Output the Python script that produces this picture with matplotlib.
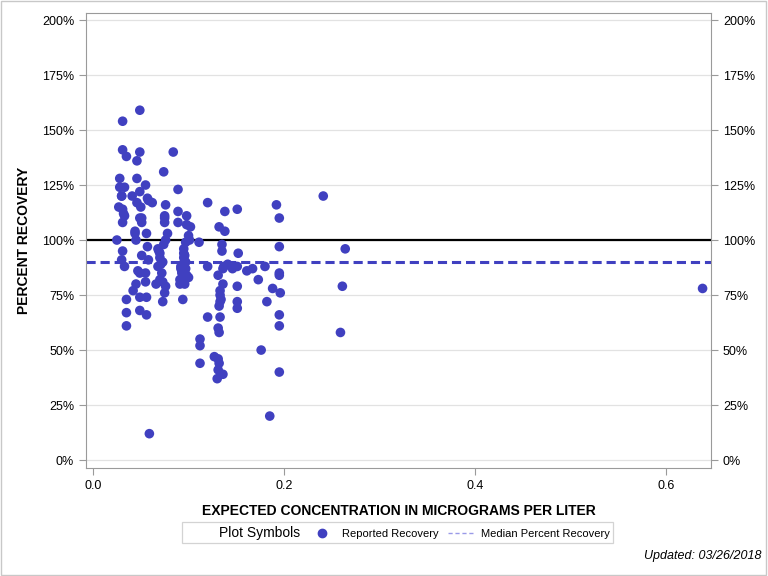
import matplotlib
matplotlib.use("Agg")
from matplotlib import pyplot as plt
from matplotlib.lines import Line2D
from matplotlib.ticker import FuncFormatter, FixedLocator

plt.rcParams['font.family'] = ['Liberation Sans', 'DejaVu Sans']

# expected concentration (ug/L) and percent recovery
conc = [
    0.031, 0.031, 0.035, 0.028, 0.028, 0.033, 0.030, 0.027, 0.031, 0.033,
    0.031, 0.025, 0.031, 0.030, 0.033, 0.035, 0.035, 0.035, 0.030, 0.032,
    0.049, 0.049, 0.046, 0.046, 0.049, 0.055, 0.041, 0.057, 0.062, 0.046,
    0.050, 0.049, 0.051, 0.051, 0.044, 0.056, 0.044, 0.045, 0.057, 0.051,
    0.058, 0.049, 0.055, 0.045, 0.047, 0.042, 0.049, 0.056, 0.049, 0.056,
    0.058, 0.055,
    0.084, 0.074, 0.076, 0.075, 0.075, 0.075, 0.078, 0.076, 0.070, 0.073,
    0.068, 0.073, 0.070, 0.075, 0.073, 0.069, 0.074, 0.070, 0.072, 0.076,
    0.066, 0.068, 0.071,
    0.089, 0.089, 0.098, 0.089, 0.098, 0.102, 0.100, 0.097, 0.095, 0.095,
    0.095, 0.097, 0.093, 0.100, 0.091, 0.096, 0.094, 0.092, 0.101, 0.097,
    0.093, 0.091, 0.096, 0.098, 0.094, 0.092,
    0.120, 0.138, 0.151, 0.132, 0.138, 0.111, 0.135, 0.135, 0.152, 0.120,
    0.136, 0.151, 0.131, 0.136, 0.151, 0.133, 0.133, 0.133, 0.132, 0.151,
    0.151, 0.120, 0.133, 0.131, 0.132, 0.112, 0.112, 0.127, 0.131, 0.132,
    0.112, 0.131, 0.136, 0.130, 0.134, 0.137, 0.141, 0.146,
    0.192, 0.195, 0.195, 0.195, 0.195, 0.196, 0.195, 0.195, 0.195, 0.188,
    0.182, 0.180, 0.176, 0.185, 0.173, 0.167, 0.161,
    0.241, 0.264, 0.261, 0.259, 0.059, 0.638,
]
recovery = [
    154, 141, 138, 128, 124, 124, 120, 115, 114, 111,
    108, 100, 95, 91, 88, 73, 67, 61, 120, 112,
    159, 140, 136, 128, 122, 125, 120, 119, 117, 117,
    115, 110, 110, 108, 103, 103, 104, 100, 97, 93,
    91, 85, 85, 80, 86, 77, 74, 74, 68, 66,
    118, 81,
    140, 131, 116, 111, 110, 108, 103, 100, 94, 90,
    88, 81, 82, 76, 72, 95, 98, 92, 85, 79,
    80, 96, 89,
    123, 113, 111, 108, 107, 106, 102, 99, 96, 94,
    92, 90, 85, 83, 80, 80, 73, 88, 100, 87,
    86, 82, 93, 84, 89, 87,
    117, 113, 114, 106, 104, 99, 98, 95, 94, 88,
    87, 88, 84, 80, 79, 77, 75, 72, 70, 72,
    69, 65, 65, 60, 58, 55, 52, 47, 46, 44,
    44, 41, 39, 37, 73, 88, 89, 87,
    116, 110, 97, 85, 84, 76, 66, 61, 40, 78,
    72, 88, 50, 20, 82, 87, 86,
    120, 96, 79, 58, 12, 78,
]

median_recovery = 90
y_ticks = [0, 25, 50, 75, 100, 125, 150, 175, 200]
x_ticks = [0.0, 0.2, 0.4, 0.6]

dot_color = '#4040C0'
frame_color = '#9a9a9a'

fig = plt.figure(figsize=(7.68, 5.76), dpi=100)
ax = fig.add_axes([0.112, 0.1875, 0.814, 0.790])

ax.scatter(conc, recovery, s=48, color=dot_color, edgecolors='none', zorder=3)
ax.axhline(100, color='black', lw=1.6, zorder=2)
ax.axhline(median_recovery, color=dot_color, lw=2.2, ls=(0, (3, 1.6)), zorder=2)

ax.set_xlim(-0.0073, 0.647)
ax.set_ylim(-3.6, 203.2)
ax.yaxis.set_major_locator(FixedLocator(y_ticks))
ax.xaxis.set_major_locator(FixedLocator(x_ticks))
ax.yaxis.set_major_formatter(FuncFormatter(lambda v, p: f"{v:.0f}%"))
ax.xaxis.set_major_formatter(FuncFormatter(lambda v, p: f"{v:.1f}"))

ax.grid(axis='y', color='#e2e2e2', lw=0.9, zorder=0)
ax.set_axisbelow(True)
for side in ['left', 'right', 'top', 'bottom']:
    ax.spines[side].set_color(frame_color)
ax.tick_params(axis='both', colors=frame_color, labelcolor='black', labelsize=9, length=5, direction='out')
ax.tick_params(axis='y', right=True, labelright=True)

ax.set_xlabel("EXPECTED CONCENTRATION IN MICROGRAMS PER LITER", fontsize=10, fontweight='bold', labelpad=9)
ax.set_ylabel("PERCENT RECOVERY", fontsize=10, fontweight='bold', labelpad=8)

handles = [
    Line2D([], [], lw=0, marker=None),
    Line2D([], [], lw=0, marker='o', markersize=6, color=dot_color),
    Line2D([], [], lw=1, ls=(0, (3, 2)), color='#9a9ae8'),
]
labels = ["Plot Symbols", "Reported Recovery", "Median Percent Recovery"]
leg = fig.legend(handles, labels, loc='center', bbox_to_anchor=(0.518, 0.0755), ncol=3,
                 fontsize=8, frameon=True, fancybox=False, edgecolor='#c8c8c8',
                 handlelength=2.4, columnspacing=0.8, handletextpad=0.6, borderpad=0.3,
                 borderaxespad=0)
leg.get_frame().set_linewidth(0.9)
leg.get_texts()[0].set_fontsize(10)

fig.text(0.992, 0.035, "Updated: 03/26/2018", ha='right', va='center', fontsize=9, style='italic')

border = plt.Rectangle((0.001, 0.001), 0.997, 0.997, transform=fig.transFigure,
                       fill=False, edgecolor='#c8c8c8', lw=1)
fig.patches.append(border)

fig.savefig("out.png", dpi=100)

▸ Work to do
Begin at the first line of the material and copy each line exactly through the one containing "plt.rcParams['font.family'] = ['Liberation". Omit pictures.

▸ Complete response
Output the Python script that produces this picture with matplotlib.
import matplotlib
matplotlib.use("Agg")
from matplotlib import pyplot as plt
from matplotlib.lines import Line2D
from matplotlib.ticker import FuncFormatter, FixedLocator

plt.rcParams['font.family'] = ['Liberation Sans', 'DejaVu Sans']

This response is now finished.